At the end of today’s poem, Phillips asks us about the purpose of usefulness when we have broken parts of ourselves, or each other — parts, maybe, we once cared about or tended. This, too — a kind of forgiveness, right? This question? We must forgive the parts of ourselves that have the tendency to cause the wreckage. Only then can we be tender with who we are and who we meet and how we gaze at the world, and what we do with our attention, and what we do with our time, and what we allow ourselves to imagine. I crave that tenderness now, as rough-edged as I feel, as staticky and harsh. It is difficult, I imagine, to use Carl Phillips’s language above, to think of tenderness as useful. To prove it as such. We are given, I think, different objects and words to associate with use. Sharper ones, and more pointed. But this doesn’t change the fact, right? That you’d like to forgive something about yourself right now? And then treat yourself more tenderly? That you’d like that? That maybe, as I feel, you might need it. That it might be beautiful, even. That it is.

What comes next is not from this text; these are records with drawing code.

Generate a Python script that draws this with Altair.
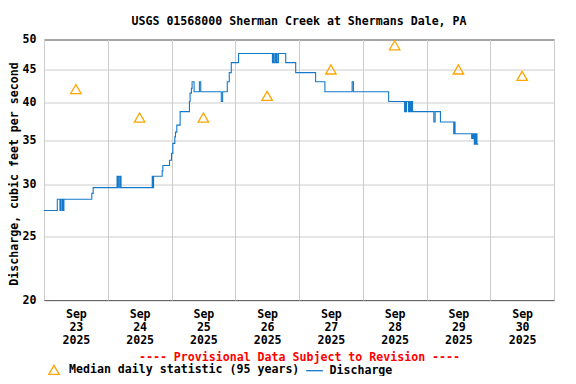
import altair as alt
import pandas as pd

# ---- Discharge (ft3/s), step points ----
q_time = [
    "2025-09-23T00:00", "2025-09-23T05:00", "2025-09-23T06:00", "2025-09-23T06:15",
    "2025-09-23T06:45", "2025-09-23T07:00", "2025-09-23T07:15", "2025-09-23T07:30",
    "2025-09-23T18:00", "2025-09-23T18:30",
    "2025-09-24T03:30", "2025-09-24T03:45", "2025-09-24T04:00", "2025-09-24T04:30",
    "2025-09-24T04:45", "2025-09-24T05:00", "2025-09-24T16:45", "2025-09-24T17:00",
    "2025-09-24T17:15", "2025-09-24T20:30", "2025-09-24T20:45", "2025-09-24T23:15",
    "2025-09-25T00:00", "2025-09-25T00:30", "2025-09-25T01:15", "2025-09-25T01:30",
    "2025-09-25T02:00", "2025-09-25T03:15", "2025-09-25T06:45", "2025-09-25T07:00",
    "2025-09-25T07:30", "2025-09-25T07:45", "2025-09-25T08:30", "2025-09-25T10:30",
    "2025-09-25T11:00", "2025-09-25T18:45", "2025-09-25T19:15", "2025-09-25T21:00",
    "2025-09-25T21:45", "2025-09-25T22:30",
    "2025-09-26T01:15", "2025-09-26T14:00", "2025-09-26T14:15", "2025-09-26T14:30",
    "2025-09-26T15:00", "2025-09-26T15:15", "2025-09-26T15:30", "2025-09-26T15:45",
    "2025-09-26T16:15", "2025-09-26T19:00", "2025-09-26T22:45",
    "2025-09-27T06:15", "2025-09-27T09:45", "2025-09-27T20:00", "2025-09-27T20:30",
    "2025-09-28T09:45", "2025-09-28T15:45", "2025-09-28T16:00", "2025-09-28T16:15",
    "2025-09-28T16:30", "2025-09-28T17:15", "2025-09-28T17:30", "2025-09-28T17:45",
    "2025-09-28T18:00", "2025-09-28T18:15", "2025-09-28T18:30", "2025-09-28T18:45",
    "2025-09-29T02:45", "2025-09-29T03:15", "2025-09-29T05:15", "2025-09-29T10:15",
    "2025-09-29T10:30", "2025-09-29T10:45", "2025-09-29T17:00", "2025-09-29T17:15",
    "2025-09-29T17:30", "2025-09-29T17:45", "2025-09-29T18:00", "2025-09-29T18:15",
    "2025-09-29T18:30", "2025-09-29T18:45", "2025-09-29T19:00", "2025-09-29T19:30",
]
q_value = [
    27.4, 28.5, 27.4, 28.5,
    27.4, 28.5, 27.4, 28.5,
    29.1, 29.7,
    30.9, 29.7, 30.9, 29.7,
    30.9, 29.7, 30.9, 29.7,
    30.9, 31.5, 32.1, 32.7,
    33.5, 34.7, 35.5, 36.1,
    37.0, 38.8, 40.2, 41.4,
    42.1, 43.1, 41.6, 43.1,
    41.6, 40.2, 41.6, 43.1,
    44.5, 46.1,
    47.6, 46.1, 47.6, 46.1,
    47.6, 46.1, 47.6, 46.1,
    47.6, 46.1, 44.5,
    43.1, 41.6, 43.1, 41.6,
    40.2, 38.8, 40.2, 38.8,
    40.2, 38.8, 40.2, 38.8,
    40.2, 38.8, 40.2, 38.8,
    37.4, 38.8, 37.4, 35.9,
    37.4, 35.9, 35.3, 35.9,
    35.3, 35.9, 34.6, 35.9,
    34.6, 35.9, 34.6, 34.6,
]

# ---- Median daily statistic (95 years) ----
median_time = [
    "2025-09-23T12:00", "2025-09-24T12:00", "2025-09-25T12:00", "2025-09-26T12:00",
    "2025-09-27T12:00", "2025-09-28T12:00", "2025-09-29T12:00", "2025-09-30T12:00",
]
median_value = [42, 38, 38, 41, 45, 49, 45, 44]

y_ticks = [20, 25, 30, 35, 40, 45, 50]
series_names = ["Median daily statistic (95 years)", "Discharge"]
days = [23, 24, 25, 26, 27, 28, 29, 30]

q_df = pd.DataFrame({"time": q_time, "q": q_value})
m_df = pd.DataFrame({"time": median_time, "q": median_value,
                     "series": series_names[0]})

FONT = "DejaVu Sans Mono"
BLUE = "#1479c9"
ORANGE = "#ffa500"

x_values = ([alt.DateTime(year=2025, month=9, date=d, hours=0) for d in days]
            + [alt.DateTime(year=2025, month=10, date=1, hours=0)]
            + [alt.DateTime(year=2025, month=9, date=d, hours=12) for d in days])

x_enc = alt.X(
    "time:T",
    scale=alt.Scale(domain=[alt.DateTime(year=2025, month=9, date=23, hours=0),
                            alt.DateTime(year=2025, month=10, date=1, hours=0)]),
    axis=alt.Axis(
        values=x_values,
        labelExpr="hours(datum.value) == 12 ? [timeFormat(datum.value, '%b'), "
                  "timeFormat(datum.value, '%d'), timeFormat(datum.value, '%Y')] : ''",
        gridOpacity={"condition": {"test": "hours(datum.value) == 12", "value": 0},
                     "value": 1},
        ticks=False,
        domain=False,
        labelOverlap=False,
        labelBound=False,
        labelFlush=False,
        labelPadding=8,
        labelLineHeight=13,
        labelAlign="center",
        title="---- Provisional Data Subject to Revision ----",
        titleColor="#ff0000",
        titleY=57.5,
        titleBaseline="middle",
    ),
)

y_enc = alt.Y(
    "q:Q",
    scale=alt.Scale(type="log", domain=[20, 50]),
    axis=alt.Axis(
        values=y_ticks,
        ticks=False,
        domain=False,
        labelPadding=8,
        title="Discharge, cubic feet per second",
        titleX=-30,
        titleY=134,
        titleAlign="center",
        titleBaseline="middle",
        titleAngle=270,
    ),
)

line = alt.Chart(q_df).mark_line(
    interpolate="step-after", color=BLUE, strokeWidth=1.1
).encode(x=x_enc, y=y_enc)

legend_cfg = alt.Legend(
    title=None,
    orient="none",
    legendX=4,
    legendY=324,
    direction="horizontal",
    labelFont=FONT,
    labelFontWeight="bold",
    labelFontSize=11.6,
    labelColor="#000000",
    labelLimit=400,
    labelOffset=9,
    columnPadding=3.5,
    symbolSize=110,
    symbolStrokeWidth=1.3,
    symbolFillColor="transparent",
)

points = alt.Chart(m_df).mark_point(
    filled=False, strokeWidth=1.3, opacity=1, size=110
).encode(
    x=x_enc,
    y=y_enc,
    color=alt.Color("series:N", scale=alt.Scale(domain=series_names, range=[ORANGE, BLUE]),
                    legend=legend_cfg),
    shape=alt.Shape("series:N", scale=alt.Scale(domain=series_names,
                                                range=["triangle-up", "M-1.6,0H1.6"]),
                    legend=legend_cfg),
)

chart = alt.layer(line, points).properties(
    width=510,
    height=260.5,
    background="#ffffff",
    autosize=alt.AutoSizeParams(type="none"),
    padding={"left": 36, "top": 31.5, "right": 14, "bottom": 76},
    title=alt.TitleParams(
        "USGS 01568000 Sherman Creek at Shermans Dale, PA",
        font=FONT, fontSize=11.6, fontWeight="bold", color="#000000",
        anchor="middle", baseline="bottom", offset=8, dy=13,
    ),
).configure_view(
    stroke="#000000", strokeWidth=1
).configure_axis(
    gridColor="#cccccc",
    gridWidth=1,
    labelFont=FONT,
    labelFontWeight="bold",
    labelFontSize=11.6,
    labelColor="#000000",
    titleFont=FONT,
    titleFontWeight="bold",
    titleFontSize=11.6,
    titleColor="#000000",
)

chart.save("out.html", embed_options={"renderer": "svg", "actions": False})
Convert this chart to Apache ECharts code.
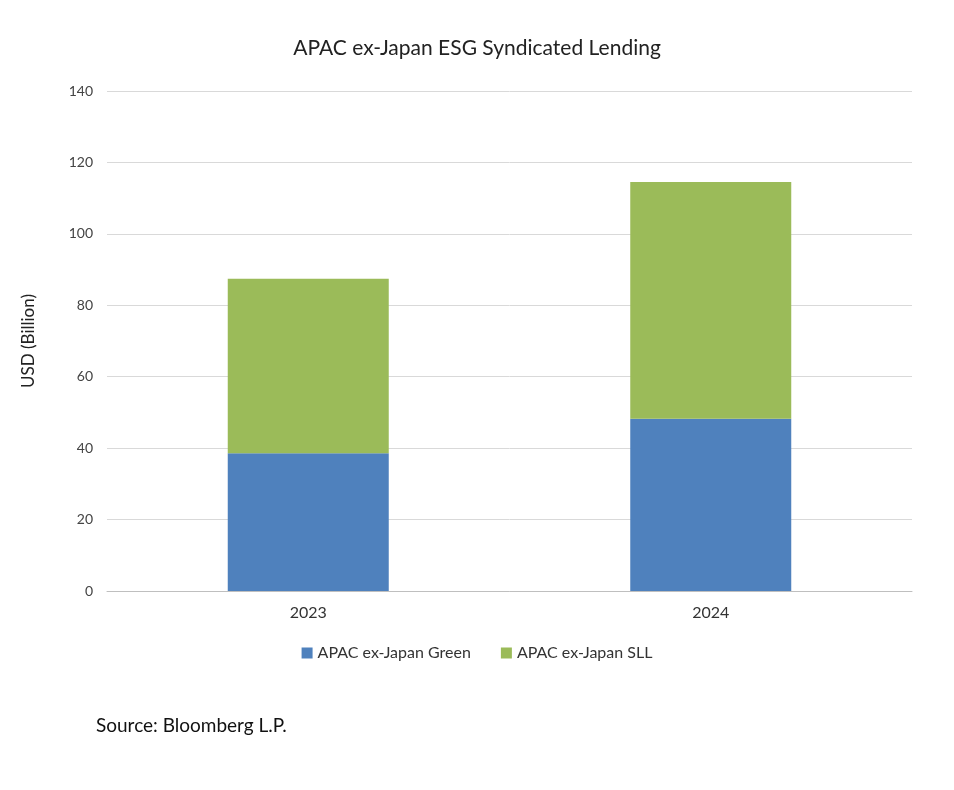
<!DOCTYPE html>
<html><head><meta charset="utf-8">
<script src="https://cdn.jsdelivr.net/npm/echarts@6/dist/echarts.min.js"></script>
<style>html,body{margin:0;padding:0;background:#fff}#c{width:954px;height:790px}</style>
</head><body><div id="c"></div>
<script>
const categories = ['2023', '2024'];
const greenValues = [38.6, 48.2];
const sllValues = [48.8, 66.3];
const yTicks = [0, 20, 40, 60, 80, 100, 120, 140];

const chart = echarts.init(document.getElementById('c'));
const font = 'Lato, "Open Sans", sans-serif';
chart.setOption({
  animation: false,
  textStyle: { fontFamily: font },
  title: [
    { text: 'APAC ex-Japan ESG Syndicated Lending', left: 'center', top: 33,
      textStyle: { fontSize: 21, fontWeight: 'normal', color: '#222', fontFamily: font } },
    { text: 'Source: Bloomberg L.P.', left: 91, top: 711,
      textStyle: { fontSize: 19, fontWeight: 'normal', color: '#111', fontFamily: font } }
  ],
  grid: { left: 107, right: 42, top: 91, bottom: 199 },
  legend: {
    bottom: 124, left: 'center', itemWidth: 11, itemHeight: 11, itemGap: 30,
    textStyle: { fontSize: 16, color: '#333', fontFamily: font },
    data: [{ name: 'APAC ex-Japan Green', icon: 'rect' }, { name: 'APAC ex-Japan SLL', icon: 'rect' }]
  },
  xAxis: {
    type: 'category', data: categories,
    axisLine: { lineStyle: { color: '#bfbfbf' } }, axisTick: { show: false },
    axisLabel: { fontSize: 16, color: '#333', margin: 14 }
  },
  yAxis: {
    type: 'value', min: yTicks[0], max: yTicks[yTicks.length - 1], interval: 20,
    name: 'USD (Billion)', nameLocation: 'middle', nameGap: 70,
    nameTextStyle: { fontSize: 17, color: '#222' },
    axisLabel: { fontSize: 14, color: '#444', margin: 14 },
    axisLine: { show: false }, axisTick: { show: false },
    splitLine: { lineStyle: { color: '#d9d9d9' } }
  },
  series: [
    { name: 'APAC ex-Japan Green', type: 'bar', stack: 's', data: greenValues, barWidth: '40%',
      itemStyle: { color: '#4f81bd' } },
    { name: 'APAC ex-Japan SLL', type: 'bar', stack: 's', data: sllValues, barWidth: '40%',
      itemStyle: { color: '#9bbb59' } }
  ]
});
</script></body></html>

In a world where someone kills and wounds several people in a gay bar on the night before the Transgender Day of Remembrance, your words have helped me. Your analysis of Phillips' poem helped me understand it better. The world needs tenderness, forgiveness, acceptance so intensely in these days. Thank you for contributing to that energy.
This was beautiful. You do have a gift in the way you can help others also access words and the worlds they reflect and open up (in case you needed to hear that). Thank you.